On the investment banking side, UBS has an established place in equity sales and trading with a string of brokerage offices across the region and the leading position among the qualified foreign institutional investors (QFII) permitted to deal in yuan-denominated securities in China on behalf of offshore clients.

Mr Tapner plans to put more resources into his debt team in order to build up the bank's presence in the region's bond markets.

In equity capital markets, UBS has landed some lucrative deals in Australia and the smaller markets of Southeast Asia and North Asia.

These days, however, an investment bank's success is increasingly judged by its ability to win big initial public offering mandates in China. There, Mr Tapner scored one notable success last month when UBS was chosen, alongside Goldman Sachs, to handle BOC's multibillion dollar IPO, which is expected next year. Rival bidders Merrill Lynch and Deutsche Bank were squeezed out.

BOC said the winning investment houses owed their victory to their 'close long-time association with Bank of China'. Mr Tapner agrees, saying that in China, deals are won only after a long period of courtship. 'You have to get in early; you have to help companies and get to know them. A lot of the early groundwork is done for no fees but bit by bit you earn their trust that you can deliver.'

UBS's case cannot have been hurt by the bank's pledge in June to buy a US$500 million stake in BOC. But even that did not guarantee success. Merrill Lynch invested about US$750 million in the Chinese bank as a member of a consortium lead by Royal Bank of Scotland but still failed to win a share of the mandate.

In the long run, Mr Tapner is hoping UBS's links with Bank of China will open doors for its bankers at BOC's domestic clients. That will place UBS in an enviable position to provide growing Chinese companies with international investment banking services as they expand beyond their domestic market.

'We are growing our footprint. It is like research and development for a factory. We are not going to get rich out of China in the next two or three years; there is not enough business. But we absolutely have to lay down a platform for the future.'

Mr Tapner is busy laying foundations in other areas, too. Earlier this year UBS bought a 49 per cent stake in a Chinese asset management company and it is currently expanding its role as a QFII.

He denies, however, that UBS was pipped to the post last year when Goldman Sachs was granted approval to set up a investment banking joint venture on the mainland with Gao Hua Securities.

For the time being, says Mr Tapner, with mainland markets moribund, there is little advantage to having a domestic stock underwriting licence. At some point, however, stitching together a QFII business, research, underwriting and asset management could bring significant opportunities.

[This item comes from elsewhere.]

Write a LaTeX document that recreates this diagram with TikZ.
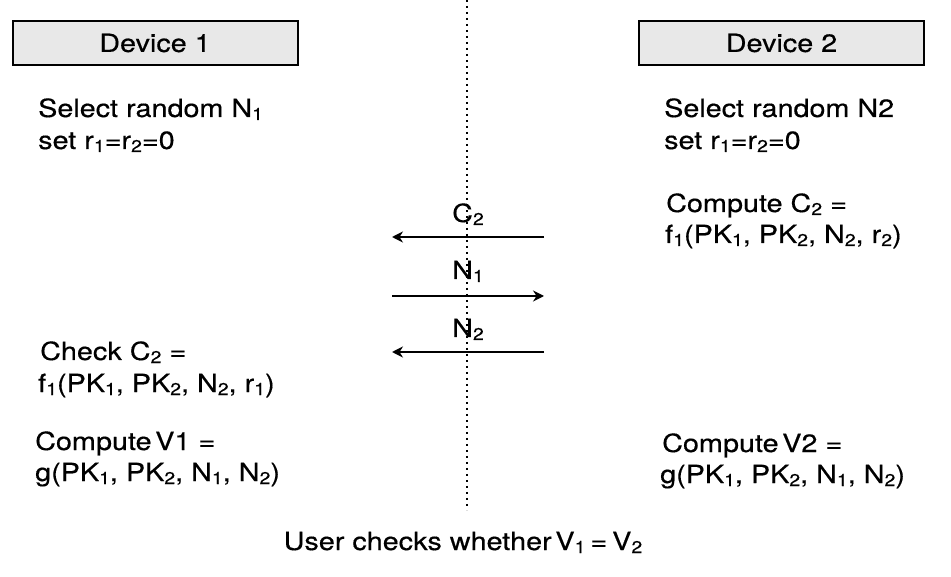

'The trick is to make moves at the right time - when you are comfortable. At the moment we are sitting back and watching things develop. When the time is right, we will push ahead.'

In the long run, says Mr Tapner, his time in Asia will be judged by whether UBS took advantage of all the opportunities on offer. In monetary terms, that means growing Asia's relevance to the global company by 50 per cent from 10 per cent of revenues today to at least 15 per cent by the time he relinquishes the job.

He is unlikely to do that by keeping his head down.


Rory Tapner was appointed chairman and chief executive at UBS in Asia last year. Before that he was co-head of global corporate finance at Warburg Dillon Read, a post he had held since 1999.

Mr Tapner was previously head of UK corporate finance, a post he held from 1993 to 1995, and then head of equity capital from 1995 to 1999, at SG Warburg, before the firm was taken over by SBC, which itself merged with UBS in 1997.

He came to SG Warburg via stockbroker Rowe and Pitman, which he joined three years before its acquisition by SG Warburg in 1986.